We all know about the Campanile, but after you’ve taken visitors up and down the tower, where else should you go? The Daily Californian has some suggestions.
This homecoming season, take your visiting friends and family to some of these lesser-known spots for an unusual tour of Berkeley!
The UC Botanical Garden
The UC Botanical Garden is located in the mountains above the campus, and it’s been part of UC Berkeley since 1890. The beautiful 34-acre gardens contain nine different sections with plants from different parts of the world, from Italy to South Africa.
The Botanical Garden is open from 9 a.m. to 5 p.m. daily. Pets, aside from trained service dogs, are not allowed due to the sensitivity of the garden’s plants.
Admission to the Botanical Garden is free for UC Berkeley students and faculty, and costs between $7 to $15 for other visitors.
You can park right by the Botanical Garden for $1 per hour or take the Hill Line shuttle from the Hearst Mining Circle to the gardens for just $1. You can also walk to the garden from campus in about 20 minutes, although it’s a bit of a hike!
Lawrence Hall of Science
While you’re up in the mountains above campus, the Lawrence Hall of Science is a great place to visit, with its beautiful views of the Bay Area.
“The Lawrence Hall of Science is a museum of science and learning for all ages,” said Prakamya Agrawal, a campus senior who works as a presenter at the Hall’s planetarium.
Admission to the Lawrence Hall of Science is free for UC Berkeley students and faculty, $12 for seniors and children ages 3-17 and $15 for adults.
The Lawrence Hall of Science also has $1-per-hour parking and is accessible via the Hill Line shuttle.

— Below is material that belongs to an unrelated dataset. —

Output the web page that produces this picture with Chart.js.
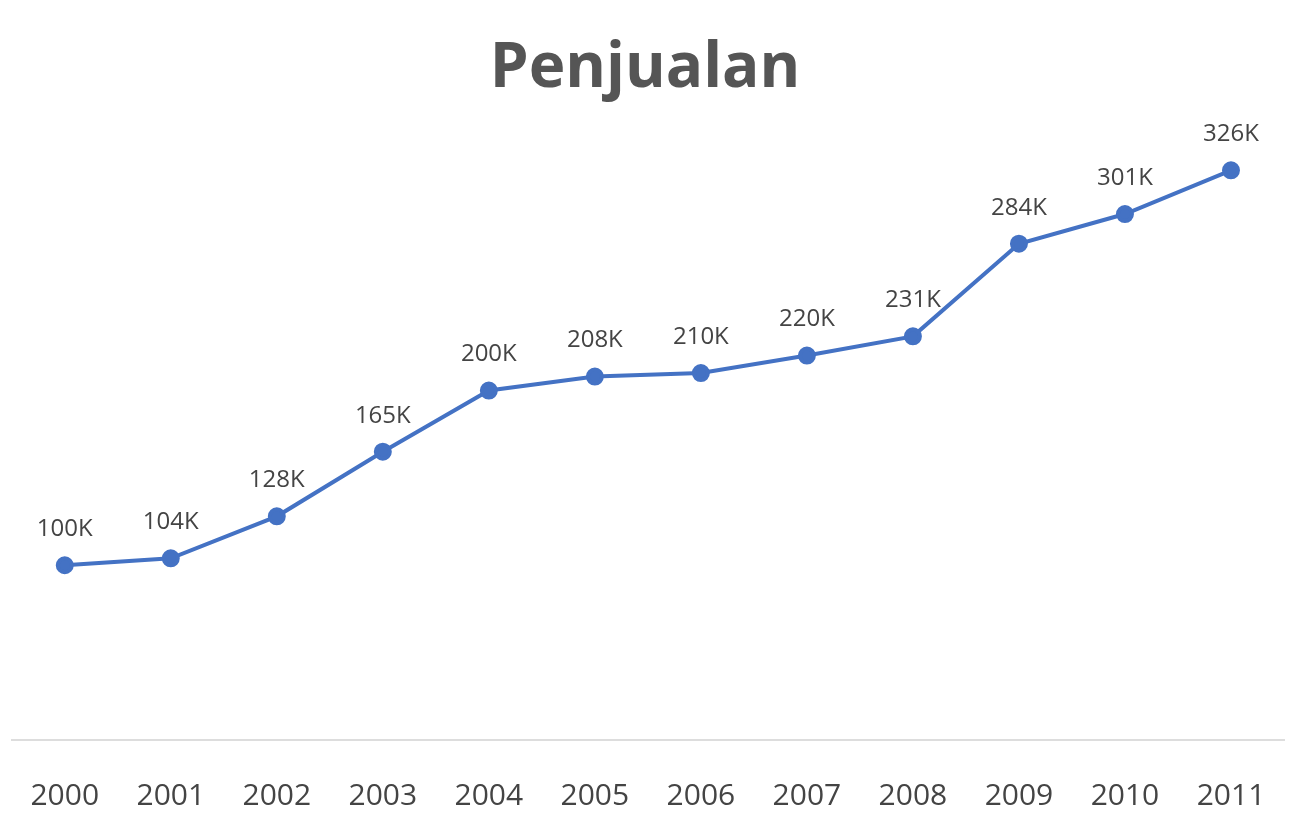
<!DOCTYPE html>
<html>
<head>
<meta charset="UTF-8" />
<style>
  html, body { margin: 0; padding: 0; background: #fff; }
  #wrap { width: 1296px; height: 816px; }
</style>
</head>
<body>
<div id="wrap"><canvas id="c" width="1296" height="816"></canvas></div>
<script src="https://cdn.jsdelivr.net/npm/chart.js"></script>
<script>
  const years = ['2000','2001','2002','2003','2004','2005','2006','2007','2008','2009','2010','2011'];
  const sales = [100, 104, 128, 165, 200, 208, 210, 220, 231, 284, 301, 326];

  // simple value labels above points
  const valueLabels = {
    id: 'valueLabels',
    afterDatasetsDraw(chart) {
      const ctx = chart.ctx;
      const meta = chart.getDatasetMeta(0);
      ctx.save();
      ctx.font = '24px "Open Sans", sans-serif';
      ctx.fillStyle = '#444';
      ctx.textAlign = 'center';
      ctx.textBaseline = 'bottom';
      meta.data.forEach((pt, i) => {
        ctx.fillText(sales[i] + 'K', pt.x, pt.y - 24);
      });
      ctx.restore();
    }
  };

  new Chart(document.getElementById('c'), {
    type: 'line',
    data: {
      labels: years,
      datasets: [{
        data: sales,
        borderColor: '#4472c4',
        backgroundColor: '#4472c4',
        borderWidth: 4,
        pointRadius: 7,
        tension: 0
      }]
    },
    options: {
      responsive: false,
      animation: false,
      layout: { padding: { left: 6, right: 12, top: 0, bottom: -28 } },
      plugins: {
        legend: { display: false },
        tooltip: { enabled: false },
        title: {
          display: true,
          text: 'Penjualan',
          color: '#555',
          font: { size: 62, weight: 'bold', family: '"Open Sans", sans-serif' },
          padding: { top: 32, bottom: 22 }
        }
      },
      scales: {
        y: { display: false, min: 0, max: 350 },
        x: {
          offset: true,
          grid: { display: false },
          border: { color: '#ddd', width: 2 },
          ticks: {
            color: '#444',
            padding: 30,
            font: { size: 30, family: '"Open Sans", sans-serif' }
          }
        }
      }
    },
    plugins: [valueLabels]
  });
</script>
</body>
</html>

Current exhibits include the planetarium — which has regular shows six times daily — an animal discovery room and an augmented-reality sandbox.
Free Speech Movement Café
Berkeley has a long history of being a center of political movements. In the 1960s, UC Berkeley students started the Free Speech Movement, a movement aimed at enabling students to engage in activism, which spread to college campuses across the United States.
At the south entrance of Moffitt Library, you will find a café commemorating student activism, with tables and walls decorated with original news articles and photos from the Free Speech Movement. The café represents a foundational part of UC Berkeley’s history, and the bulletin boards in and around the café are a great way to demonstrate to visiting friends and family the diversity and oddity of UC Berkeley.
You can also refuel with the Free Speech Movement Café’s menu of drinks, soups, salads and sandwiches, made with sustainable and local ingredients!
Moe’s Books
Since 1959, Moe’s Books has been a landmark in the Berkeley area. This legendary bookstore, which turned 60 on Oct. 12, was founded by Moe Moskowitz. It has four different floors with thousands of affordable used books for every taste. In times when family-run bookstores are on the decline in favor of chains and online sellers, it’s wonderful to see an independent and historical bookstore still thriving.
In addition to new and used books, posters, journals and comics, Moe’s Books regularly invites fascinating authors to give readings. You can find the authors and poets scheduled for the homecoming season on the store’s website. Drop by this famous Berkeley institution and discover what the website describes as “the joy of almost unlimited access to the greatest of the written word, in a store that thrives on its independence.”
UC Berkeley’s statues
As UC Berkeley students, we spend a lot of time walking around campus. This homecoming season, invite your visiting friends and family to walk in your footsteps and see the diverse, and occasionally odd, art and sculptures that liven up our campus.
You can start at the bottom of the campus, after grabbing something to eat or drink in Downtown Berkeley. Head up to the Eucalyptus Grove, where you’ll find a perforated metal sphere about as tall as a person. This is a version of Italian sculptor Arnaldo Pomodoro’s famous work “Sphere Within Sphere,” but most UC Berkeley students know it as “that weird ball,” as campus sophomore Marisol Montoya Aguilar put it. Either way, show your family this important UC Berkeley landmark!
Next, head up Frank Schlessinger Way to see “The Football Players,” a statue commemorating UC Berkeley’s 1898 and 1899 wins in the Big Game.
Following Campanile Way up through campus, you’ll pass the Valley Life Sciences Building, which has some interesting multicultural architectural details and carvings on its walls.
Turning right, you’ll walk through Sather Gate, with its stone carvings of naked men and women, onto Sproul Plaza. Here, you can find the invisible monument to free speech, a 6-inch circle of soil right at the center of the plaza, surrounded by a stone circle with an inscription explaining that this is a tube of free, lawless air extending forever up into space.
Following Strawberry Creek up past Sproul Plaza to Faculty Glade, you’ll find Coach Pappy Waldorf’s statue and “The Last Dryad” statue across the glade from him, which he is said to be eternally gazing at.
And once you’re there, you might as well end the tour with a full circle back to the Campanile to look at Abraham Lincoln’s enlarged face on the south side of the tower.